The Jasper County Concert Association did it again! The organization — and Allied Concerts of Minneapolis — provided a performance that was outstanding. The Guthrie Brothers of Green Bay, Wis., presented “Scarborough Fair: A Simon & Garfunkel Experience.”
The two brothers — really brothers — Jeb and Jock, survived the only glitch of the evening when the sound system did not work at first. They humorously called that five-second delay “an inauspicious beginning.” It wasn’t. The rest of the evening was perfect.
Jeb and Jock have been singing together for a long time. They were probably just kids, if they existed at all, when Shenandoah, Iowa’s own Everley Brothers hit the pop music scene. The Everleys inspired the Guthries to include a cover of their hit, “All I Have to Do Is Dream,” which they sang in honor of Auditorium Committee Chair Mel Wilson as they told the audience the general history of the Simon and Garfunkel duo, whom the Everleys also inspired.
Simon and Garfunkel grew up, figuratively at least, during the social revolution of the 1960s. They heard early rock and roll and then became a part of the folk music revival. By this time, they had refined their harmony, and (Paul, primarily) had written lyrics that had meaning, that did not merely enhance the beat, as in early rock.
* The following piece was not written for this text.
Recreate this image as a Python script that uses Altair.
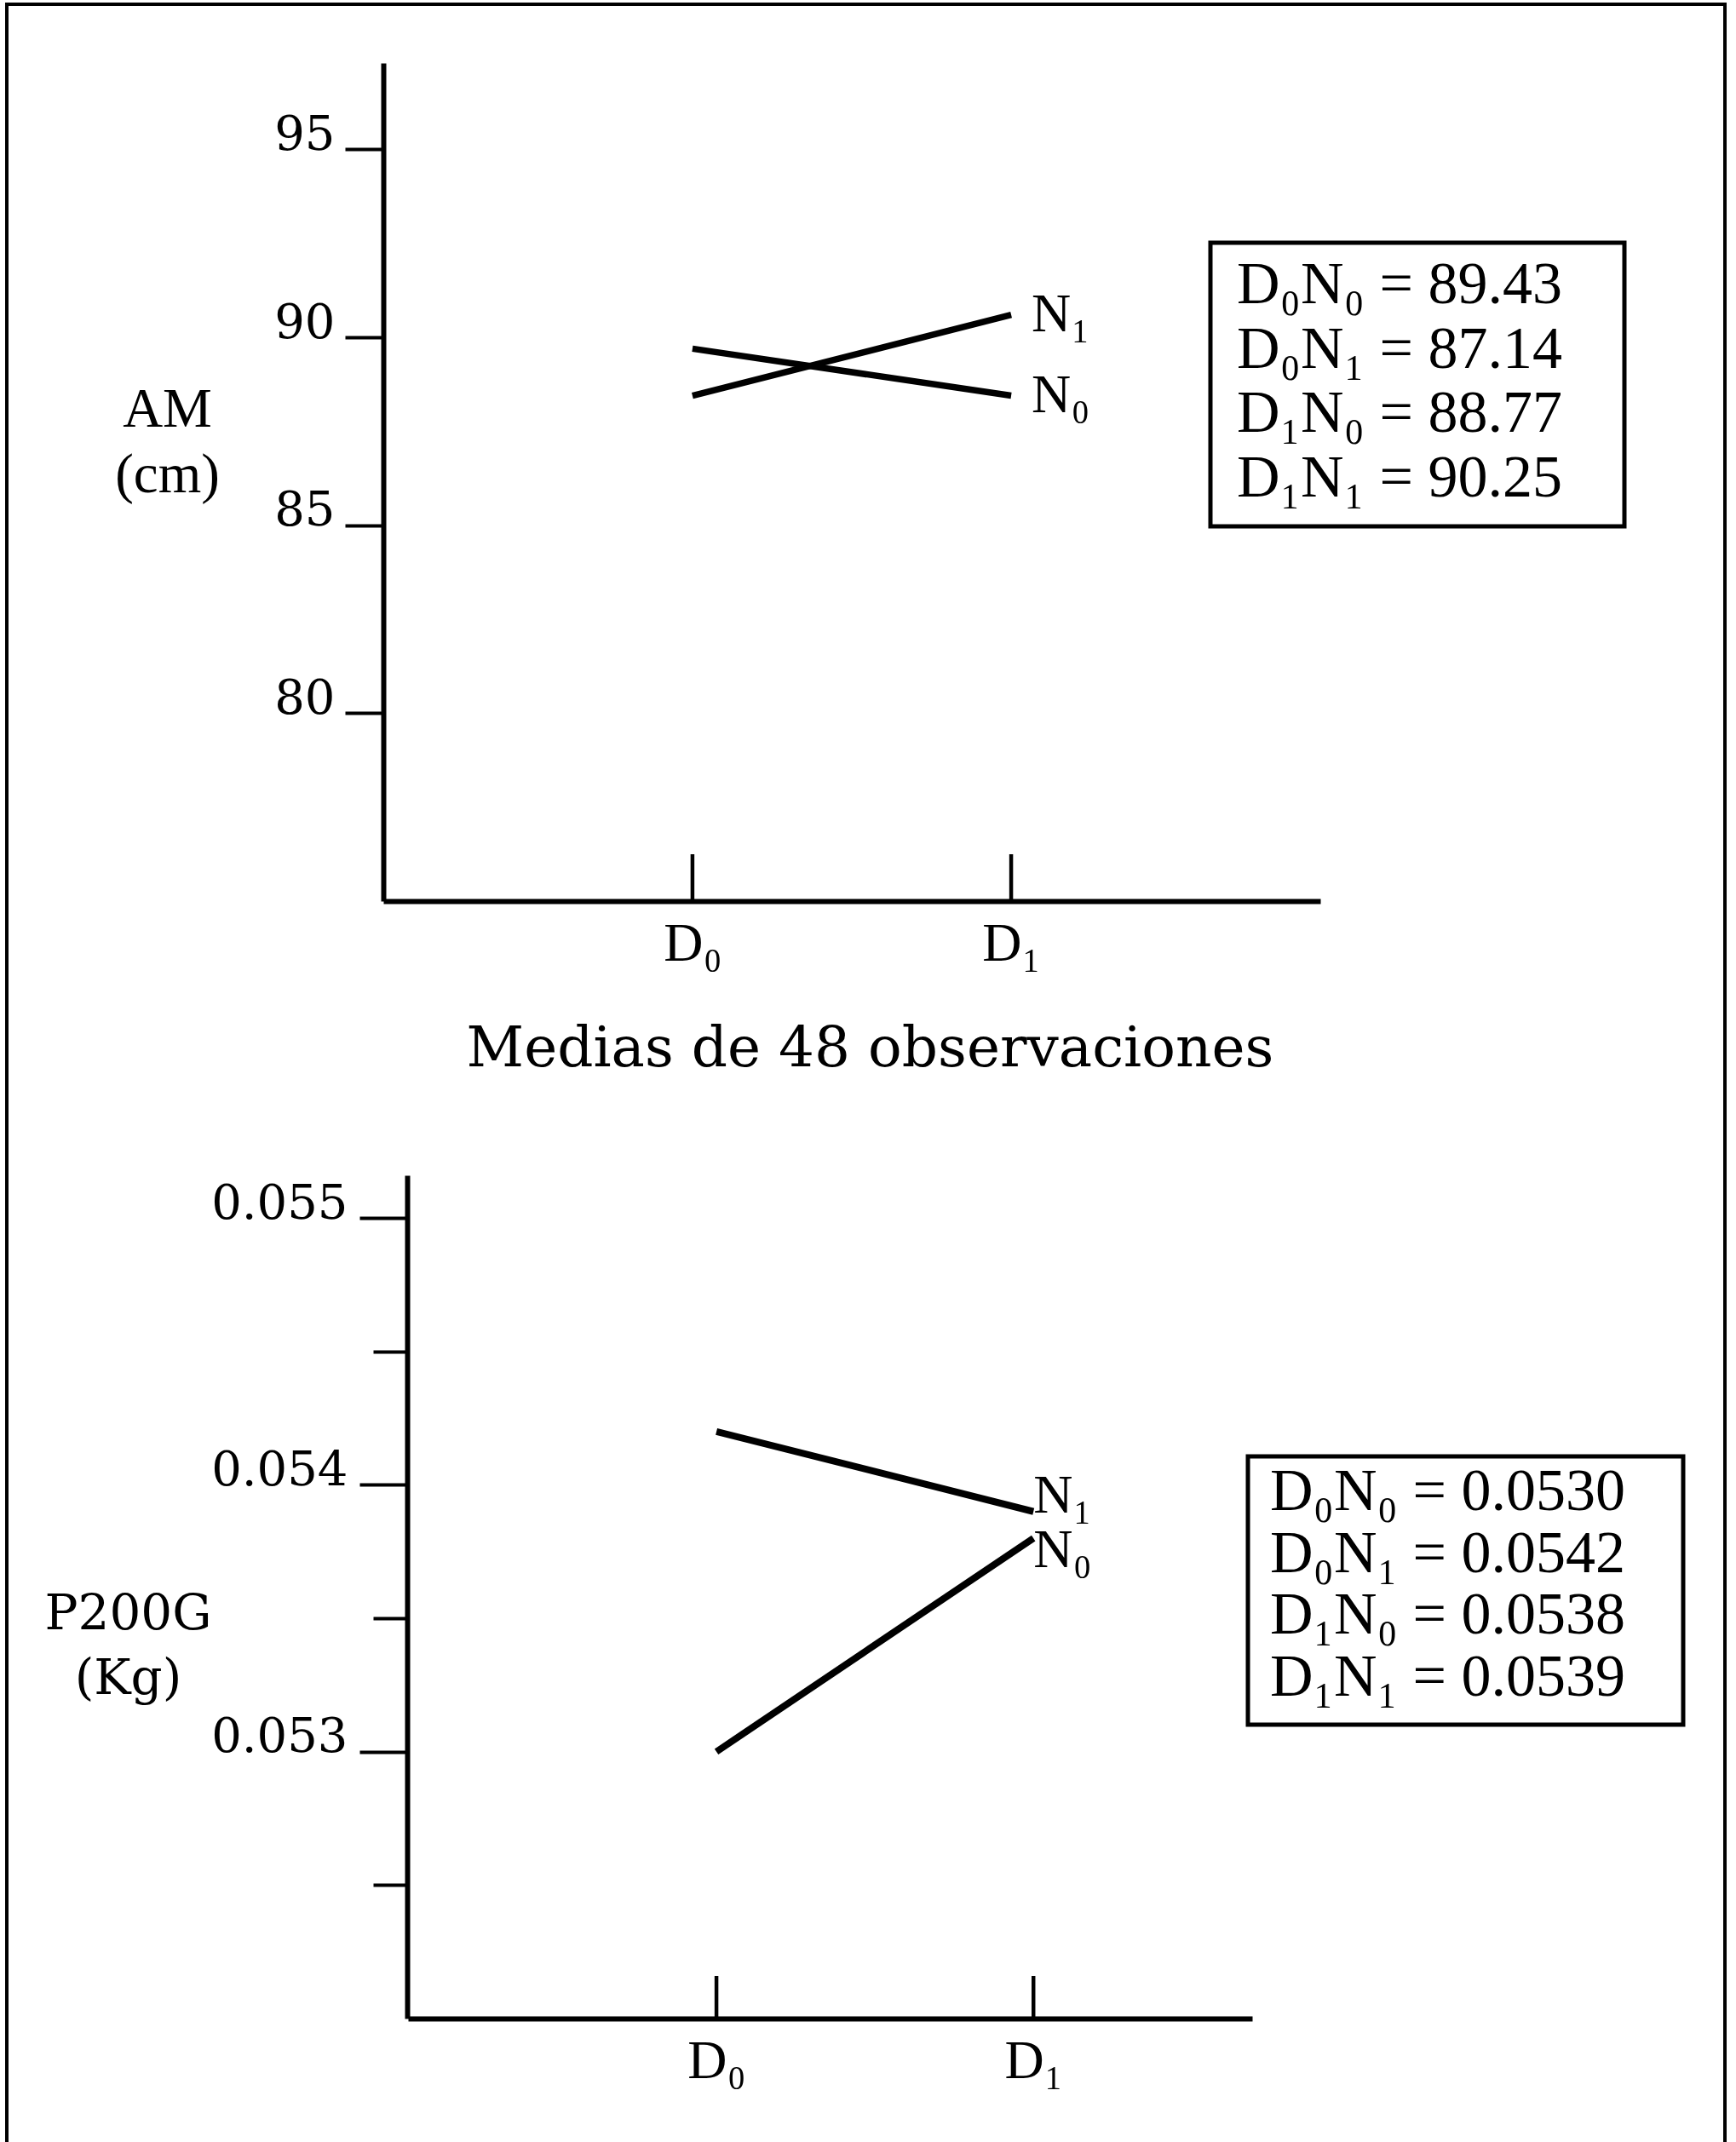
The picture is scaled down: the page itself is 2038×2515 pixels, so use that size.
import altair as alt
import pandas as pd

# ---------------- data ----------------
doses = ["D₀", "D₁"]
series = ["N₀", "N₁"]

am_n0 = [89.70, 88.45]
am_n1 = [88.45, 90.60]
p_n0 = [0.0530, 0.0538]
p_n1 = [0.0542, 0.0539]

am_box = ["D₀N₀ = 89.43", "D₀N₁ = 87.14", "D₁N₀ = 88.77", "D₁N₁ = 90.25"]
p_box = ["D₀N₀ = 0.0530", "D₀N₁ = 0.0542", "D₁N₀ = 0.0538", "D₁N₁ = 0.0539"]

am_ticks = [80, 85, 90, 95]
p_major = [0.053, 0.054, 0.055]
p_minor = [0.0525, 0.0535, 0.0545]

title_mid = "Medias de 48 observaciones"
am_title = ["AM", "(cm)"]
p_title = ["P200G", "(Kg)"]

# ---------------- tables ----------------
def long_df(n0, n1):
    rows = []
    for s, vals in zip(series, [n0, n1]):
        for i, d in enumerate(doses):
            rows.append({"xi": i + 1, "dose": d, "s": s, "v": vals[i]})
    return pd.DataFrame(rows)

top_df = long_df(am_n0, am_n1)
bot_df = long_df(p_n0, p_n1)
dose_df = pd.DataFrame({"xi": [i + 1 for i in range(len(doses))], "dose": doses})
top_end = top_df[top_df["xi"] == len(doses)]
bot_end = bot_df[bot_df["xi"] == len(doses)]
am_box_df = pd.DataFrame({"row": list(range(len(am_box))), "t": am_box})
p_box_df = pd.DataFrame({"row": list(range(len(p_box))), "t": p_box})
one = pd.DataFrame({"k": [0]})

# ---------------- style ----------------
W, H = 2038, 2515
SERIF = "Liberation Serif"
WIDE = "DejaVu Serif"
label_expr = f"datum.value == 1 ? '{doses[0]}' : '{doses[1]}'"

# top panel geometry
xs_top = alt.Scale(domain=[0.03, 2.97], range=[450, 1550], nice=False, zero=False)
ys_top = alt.Scale(domain=[75, 97.3], range=[1058, 74], nice=False, zero=False)
# bottom panel geometry
xs_bot = alt.Scale(domain=[0.027, 2.69], range=[479, 1470], nice=False, zero=False)
ys_bot = alt.Scale(domain=[0.052, 0.05516], range=[2370, 1380], nice=False, zero=False)


def x_axis(offset, title=None, title_y=0):
    kw = dict(
        orient="bottom", offset=offset, values=[1, 2], labelExpr=label_expr,
        ticks=False, tickSize=0, grid=False, domainColor="black", domainWidth=6,
        labelFont=SERIF, labelFontSize=64, labelColor="black", labelPadding=18,
        labelBaseline="top", labelOverlap=False, labelFlush=False,
    )
    if title:
        kw.update(title=title, titleFont=WIDE, titleFontSize=66, titleFontWeight="normal",
                  titleColor="black", titleX=1021, titleY=title_y, titleAlign="center",
                  titleBaseline="middle")
    else:
        kw.update(title=None)
    return alt.Axis(**kw)


x_axis_top = x_axis(1058 - H, title_mid, 1231 - 1058)
x_axis_bot = x_axis(2370 - H)

y_axis_top = alt.Axis(
    orient="left", offset=-450, values=am_ticks, format="d", grid=False,
    domainColor="black", domainWidth=6, tickColor="black", tickWidth=4, tickSize=45,
    labelFont=WIDE, labelFontSize=56, labelPadding=12, labelBaseline="alphabetic",
    labelColor="black", labelOverlap=False, labelFlush=False,
    title=am_title, titleFont=SERIF, titleFontSize=65, titleFontWeight="normal",
    titleColor="black", titleAngle=0, titleX=196 - 450, titleY=480,
    titleAlign="center", titleBaseline="middle", titleLineHeight=77,
)
y_axis_bot = alt.Axis(
    orient="left", offset=-478, values=p_major, format=".3f", grid=False,
    domainColor="black", domainWidth=6, tickColor="black", tickWidth=4, tickSize=56,
    labelFont=WIDE, labelFontSize=56, labelPadding=14, labelBaseline="alphabetic",
    labelColor="black", labelOverlap=False, labelFlush=False,
    title=p_title, titleFont=WIDE, titleFontSize=58, titleFontWeight="normal",
    titleColor="black", titleAngle=0, titleX=150 - 478, titleY=1895,
    titleAlign="center", titleBaseline="middle", titleLineHeight=76,
)
y_axis_minor = alt.Axis(
    orient="left", offset=-478, values=p_minor, grid=False, domain=False,
    labels=False, tickColor="black", tickWidth=4, tickSize=40, title=None,
)

layers = []

# ---------- top panel ----------
layers.append(
    alt.Chart(top_df).mark_line(color="black", strokeWidth=7.5, strokeCap="butt").encode(
        x=alt.X("xi:Q", scale=xs_top, axis=x_axis_top),
        y=alt.Y("v:Q", scale=ys_top, axis=y_axis_top),
        detail="s:N",
    )
)
layers.append(
    alt.Chart(dose_df).mark_rule(color="black", strokeWidth=4.5).encode(
        x=alt.X("xi:Q", scale=xs_top, axis=None),
        y=alt.value(1003), y2=alt.value(1058),
    )
)
layers.append(
    alt.Chart(top_end).mark_text(align="left", baseline="middle", dx=24, font=SERIF,
                                 fontSize=64, color="black").encode(
        x=alt.X("xi:Q", scale=xs_top, axis=None),
        y=alt.Y("v:Q", scale=ys_top, axis=None),
        text="s:N",
    )
)
layers.append(
    alt.Chart(one).mark_rect(filled=False, stroke="black", strokeWidth=5).encode(
        x=alt.value(1421), x2=alt.value(1907), y=alt.value(285), y2=alt.value(618)
    )
)
layers.append(
    alt.Chart(am_box_df).mark_text(align="left", baseline="middle", font=SERIF,
                                   fontSize=70, color="black").encode(
        x=alt.value(1452),
        y=alt.Y("row:Q", scale=alt.Scale(domain=[0, 3], range=[335, 562]), axis=None),
        text="t:N",
    )
)

# ---------- bottom panel ----------
layers.append(
    alt.Chart(bot_df).mark_line(color="black", strokeWidth=8, strokeCap="butt").encode(
        x=alt.X("xi:Q", scale=xs_bot, axis=x_axis_bot),
        y=alt.Y("v:Q", scale=ys_bot, axis=y_axis_bot),
        detail="s:N",
    )
)
layers.append(
    alt.Chart(pd.DataFrame({"v": p_minor})).mark_point(opacity=0).encode(
        x=alt.value(0),
        y=alt.Y("v:Q", scale=ys_bot, axis=y_axis_minor),
    )
)
layers.append(
    alt.Chart(dose_df).mark_rule(color="black", strokeWidth=4.5).encode(
        x=alt.X("xi:Q", scale=xs_bot, axis=None),
        y=alt.value(2320), y2=alt.value(2370),
    )
)
for s_name, dy in [(series[1], -18), (series[0], 15)]:
    layers.append(
        alt.Chart(bot_end[bot_end["s"] == s_name]).mark_text(
            align="left", baseline="middle", dx=0, dy=dy, font=SERIF, fontSize=64,
            color="black").encode(
            x=alt.X("xi:Q", scale=xs_bot, axis=None),
            y=alt.Y("v:Q", scale=ys_bot, axis=None),
            text="s:N",
        )
    )
layers.append(
    alt.Chart(one).mark_rect(filled=False, stroke="black", strokeWidth=5).encode(
        x=alt.value(1465), x2=alt.value(1976), y=alt.value(1710), y2=alt.value(2025)
    )
)
layers.append(
    alt.Chart(p_box_df).mark_text(align="left", baseline="middle", font=SERIF,
                                  fontSize=70, color="black").encode(
        x=alt.value(1491),
        y=alt.Y("row:Q", scale=alt.Scale(domain=[0, 3], range=[1752, 1970]), axis=None),
        text="t:N",
    )
)

# ---------- outer frame ----------
layers.append(
    alt.Chart(one).mark_rect(filled=False, stroke="black", strokeWidth=4).encode(
        x=alt.value(8), x2=alt.value(2025), y=alt.value(5), y2=alt.value(2580)
    )
)

chart = (
    alt.layer(*layers)
    .resolve_scale(x="independent", y="independent")
    .properties(width=W, height=H, padding=0, background="white",
                autosize=alt.AutoSizeParams(type="none"))
    .configure_view(stroke=None)
)

chart.save("out.html", embed_options={"renderer": "svg", "actions": False})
The Guthrie Brothers, in their Simon and Garfunkel Experience, sang in harmony like that of S & G a catalogue of tunes that those who adored/endured (take your pick) the Sixties and early Seventies suddenly realized they were familiar with. The audience resisted, often unsuccessfully, the temptation to sing along to “The Sound of Silence,” “Homeward Bound,” “Cecilia,” “Mrs. Robinson,” “Scarborough Fair,” “Bridge over Troubled Water,” and eleven other numbers. One of the Brothers’ songs was an original, written about their father’s philosophy.
A highlight of the evening was the audience participation during “59th Street Bridge Song,” probably better-known as “Feelin’ Groovy.” Learning the lyrics took all of two seconds, but 80% of the audience already knew them. What a song fest!
March 1 was a wonderful evening, worth the price of the entire season (one of the best bargains in town). Thanks to the Guthrie Brothers and their “Simon and Garfunkel Experience,” the audience listened, laughed, learned and sang along. They left the Center for Performance feeling groovy. If you had been there, you, too, could have been —“Ba-da-da-da-da, feelin’ groovy.”